E' dentro questo quadro che va letto, analizzato e giudicato l'accordo separato sul modello contrattuale.

La CGIL non ha sottoscritto tale accordo perché: il testo approvato, con l'introduzione dell'istituto delle proroghe, prefigura, molteplici e frammentati modelli contrattuali; non contiene innovazioni di fondo; riduce in maniera strutturale il livello salariale e la funzione del contratto nazionale; non garantisce nemmeno il recupero pieno del potere d'acquisto; non scommette su una vera estensione del secondo livello di contrattazione; non definisce un quadro condiviso in grado di dare alle imprese certezza effettiva delle regole e dello svolgimento dell'attività contrattuale; determina condizioni di difficilissima gestione di tutte le vertenze che si apriranno; introduce norme quanto mai controverse sulla regolamentazione dello sciopero nei servizi pubblici e sulla rappresentatività delle organizzazioni sindacali.

In un momento di crisi strutturale del sistema economico dove gran parte delle famiglie italiane non riesce ad arrivare alla cosiddetta quarta settimana, la scelta di modificare il metodo di calcolo dell'inflazione e di svuotare il contratto nazionale fa arretrare in maniera non irrilevante il recupero del potere di acquisto dei salari fino ad oggi garantito.

Nella scuola non statale, come in tutti i settori deboli e dalla contrattazione di secondo livello residuale, il contratto collettivo rappresenta l'unico riferimento normativo ed economico dei lavoratori certo ed esigibile. Ridurre il suo ruolo solidaristico significherebbe far ri-precipitare i lavoratori nella giungla della frantumazione, della divisione e del dumping contrattuale e sociale.

Altro che modernizzazione, altro che sviluppo della contrattazione decentrata, altro che concertazione e contrattazione, altro che democrazia nei luoghi di lavoro!

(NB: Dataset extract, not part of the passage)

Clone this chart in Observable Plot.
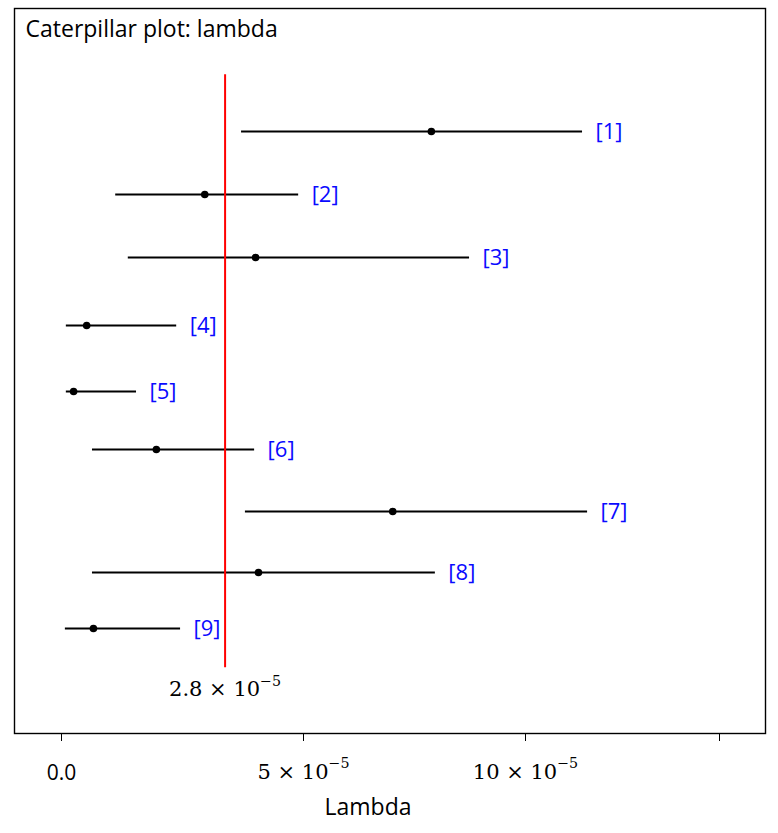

Davanti a questa situazione, la FLC Cgil all'interno delle azioni di lotta indette CGIL, ha chiamato tutti i lavoratori dei comparti pubblici e privati della conoscenza allo sciopero generale del 18 marzo p.v. non solo per respingere con forza l'idea che la crisi ricada solo sulle spalle dei lavoratori ma per rivendicare le proprie ragioni e le proprie proposte a sostegno e a difesa del legittimo diritto all'occupazione e al reddito.